*EXERCISE GOAL*.
Output the data word for word, dropping every image.

*SOURCE MATERIAL*.
§ §
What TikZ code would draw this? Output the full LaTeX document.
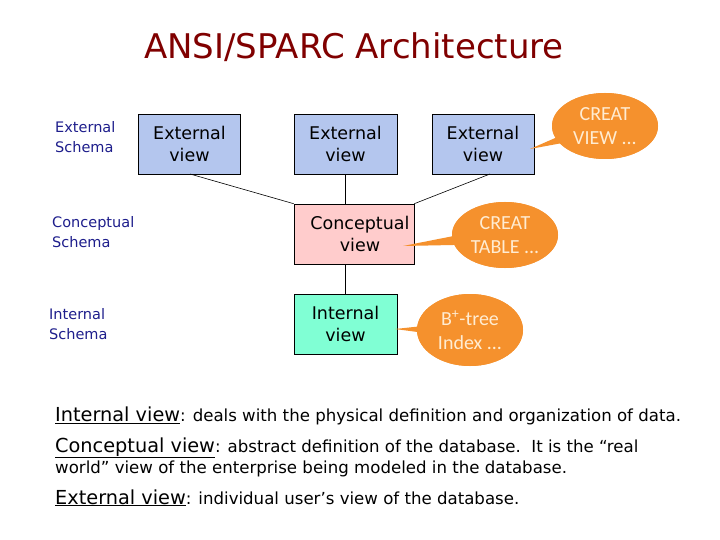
\documentclass[tikz,border=0pt]{standalone}
\usepackage{fontspec}
\setmainfont{DejaVu Sans}
\newfontfamily\calloutfont{Carlito}
\usetikzlibrary{calc,shapes.geometric}
\definecolor{titlered}{RGB}{128,0,0}
\definecolor{labelblue}{RGB}{30,30,140}
\definecolor{extblue}{RGB}{180,198,238}
\definecolor{conpink}{RGB}{255,204,204}
\definecolor{intaqua}{RGB}{128,255,212}
\definecolor{callorange}{RGB}{245,145,45}
\definecolor{calltext}{RGB}{255,236,210}
\begin{document}
\begin{tikzpicture}[x=1pt,y=-1pt,
  viewbox/.style={draw=black,line width=0.6pt,minimum width=#1,minimum height=60pt,inner sep=0pt,align=center,font=\fontsize{17.5}{22}\selectfont},
  schemalabel/.style={anchor=west,align=left,inner sep=0pt,text=labelblue,font=\fontsize{14.5}{19.5}\selectfont},
  callout/.style={ellipse,fill=callorange,minimum width=106pt,minimum height=66pt,inner sep=0pt,align=center,text=calltext,font=\calloutfont\fontsize{20}{24}\selectfont},
  link/.style={draw=black,line width=0.6pt},
  desc/.style={anchor=base west,inner sep=0pt,font=\fontsize{16.6}{20}\selectfont},
  head/.style={font=\fontsize{19.3}{20}\selectfont}]
\useasboundingbox (0,0) rectangle (720,540);
\fill[white] (0,0) rectangle (720,540);
% title
\node[text=titlered,font=\fontsize{34}{36}\selectfont,inner sep=0pt] (title) at (354,47) {ANSI/SPARC Architecture};
% schema labels
\node[schemalabel] (ls1) at (55,137) {External\\Schema};
\node[schemalabel] (ls2) at (52,232) {Conceptual\\Schema};
\node[schemalabel] (ls3) at (49,324) {Internal\\Schema};
% view boxes
\node[viewbox=102pt,fill=extblue] (ev1) at (189.5,144) {External\\view};
\node[viewbox=103pt,fill=extblue] (ev2) at (345.5,144) {External\\view};
\node[viewbox=102pt,fill=extblue] (ev3) at (483,144) {External\\view};
\node[viewbox=120pt,fill=conpink] (cv) at (354,234) {\hspace*{12pt}Conceptual\\\hspace*{12pt}view};
\node[viewbox=103pt,fill=intaqua] (iv) at (345.5,324) {Internal\\view};
% connectors
\coordinate (e1b) at (190,174);
\coordinate (e3b) at (490,174);
\draw[link] (e1b) -- (cv.north west);
\draw[link] (ev2.south) -- (ev2.south |- cv.north);
\draw[link] (e3b) -- (cv.north east);
\draw[link] (iv.north |- cv.south) -- (iv.north);
% callouts
\coordinate (t1) at (530,149);
\coordinate (t2) at (403,246);
\coordinate (t3) at (395,329);
\node[callout] (c1) at (605,126) {CREAT\\VIEW ...};
\node[callout] (c2) at (505,235) {CREAT\\TABLE ...};
\node[callout,minimum height=72pt] (c3) at (470,330) {B\textsuperscript{+}-tree\\Index ...};
\foreach \t/\c in {t1/c1,t2/c2,t3/c3}{
  \fill[callorange] (\t) -- ($(\c.center)!9pt!90:(\t)$) -- ($(\c.center)!9pt!-90:(\t)$) -- cycle;
}
\node[callout] at (c1.center) {CREAT\\VIEW ...};
\node[callout] at (c2.center) {CREAT\\TABLE ...};
\node[callout,minimum height=72pt] at (c3.center) {B\textsuperscript{+}-tree\\Index ...};
% descriptions
\node[desc] (d1) at (55,421.5) {{\fontsize{19.3}{20}\selectfont\underline{Internal view}}: deals with the physical definition and organization of data.};
\node[desc] (d2) at (55,452) {{\fontsize{19.3}{20}\selectfont\underline{Conceptual view}}: abstract definition of the database.\ \ It is the “real};
\node[desc] (d3) at (55,473) {world” view of the enterprise being modeled in the database.};
\node[desc] (d4) at (55,504) {{\fontsize{19.3}{20}\selectfont\underline{External view}}: individual user’s view of the database.};
\end{tikzpicture}
\end{document}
§ §
*COMPLETE ANSWER*.
What TikZ code would draw this? Output the full LaTeX document.
\documentclass[tikz,border=0pt]{standalone}
\usepackage{fontspec}
\setmainfont{DejaVu Sans}
\newfontfamily\calloutfont{Carlito}
\usetikzlibrary{calc,shapes.geometric}
\definecolor{titlered}{RGB}{128,0,0}
\definecolor{labelblue}{RGB}{30,30,140}
\definecolor{extblue}{RGB}{180,198,238}
\definecolor{conpink}{RGB}{255,204,204}
\definecolor{intaqua}{RGB}{128,255,212}
\definecolor{callorange}{RGB}{245,145,45}
\definecolor{calltext}{RGB}{255,236,210}
\begin{document}
\begin{tikzpicture}[x=1pt,y=-1pt,
  viewbox/.style={draw=black,line width=0.6pt,minimum width=#1,minimum height=60pt,inner sep=0pt,align=center,font=\fontsize{17.5}{22}\selectfont},
  schemalabel/.style={anchor=west,align=left,inner sep=0pt,text=labelblue,font=\fontsize{14.5}{19.5}\selectfont},
  callout/.style={ellipse,fill=callorange,minimum width=106pt,minimum height=66pt,inner sep=0pt,align=center,text=calltext,font=\calloutfont\fontsize{20}{24}\selectfont},
  link/.style={draw=black,line width=0.6pt},
  desc/.style={anchor=base west,inner sep=0pt,font=\fontsize{16.6}{20}\selectfont},
  head/.style={font=\fontsize{19.3}{20}\selectfont}]
\useasboundingbox (0,0) rectangle (720,540);
\fill[white] (0,0) rectangle (720,540);
% title
\node[text=titlered,font=\fontsize{34}{36}\selectfont,inner sep=0pt] (title) at (354,47) {ANSI/SPARC Architecture};
% schema labels
\node[schemalabel] (ls1) at (55,137) {External\\Schema};
\node[schemalabel] (ls2) at (52,232) {Conceptual\\Schema};
\node[schemalabel] (ls3) at (49,324) {Internal\\Schema};
% view boxes
\node[viewbox=102pt,fill=extblue] (ev1) at (189.5,144) {External\\view};
\node[viewbox=103pt,fill=extblue] (ev2) at (345.5,144) {External\\view};
\node[viewbox=102pt,fill=extblue] (ev3) at (483,144) {External\\view};
\node[viewbox=120pt,fill=conpink] (cv) at (354,234) {\hspace*{12pt}Conceptual\\\hspace*{12pt}view};
\node[viewbox=103pt,fill=intaqua] (iv) at (345.5,324) {Internal\\view};
% connectors
\coordinate (e1b) at (190,174);
\coordinate (e3b) at (490,174);
\draw[link] (e1b) -- (cv.north west);
\draw[link] (ev2.south) -- (ev2.south |- cv.north);
\draw[link] (e3b) -- (cv.north east);
\draw[link] (iv.north |- cv.south) -- (iv.north);
% callouts
\coordinate (t1) at (530,149);
\coordinate (t2) at (403,246);
\coordinate (t3) at (395,329);
\node[callout] (c1) at (605,126) {CREAT\\VIEW ...};
\node[callout] (c2) at (505,235) {CREAT\\TABLE ...};
\node[callout,minimum height=72pt] (c3) at (470,330) {B\textsuperscript{+}-tree\\Index ...};
\foreach \t/\c in {t1/c1,t2/c2,t3/c3}{
  \fill[callorange] (\t) -- ($(\c.center)!9pt!90:(\t)$) -- ($(\c.center)!9pt!-90:(\t)$) -- cycle;
}
\node[callout] at (c1.center) {CREAT\\VIEW ...};
\node[callout] at (c2.center) {CREAT\\TABLE ...};
\node[callout,minimum height=72pt] at (c3.center) {B\textsuperscript{+}-tree\\Index ...};
% descriptions
\node[desc] (d1) at (55,421.5) {{\fontsize{19.3}{20}\selectfont\underline{Internal view}}: deals with the physical definition and organization of data.};
\node[desc] (d2) at (55,452) {{\fontsize{19.3}{20}\selectfont\underline{Conceptual view}}: abstract definition of the database.\ \ It is the “real};
\node[desc] (d3) at (55,473) {world” view of the enterprise being modeled in the database.};
\node[desc] (d4) at (55,504) {{\fontsize{19.3}{20}\selectfont\underline{External view}}: individual user’s view of the database.};
\end{tikzpicture}
\end{document}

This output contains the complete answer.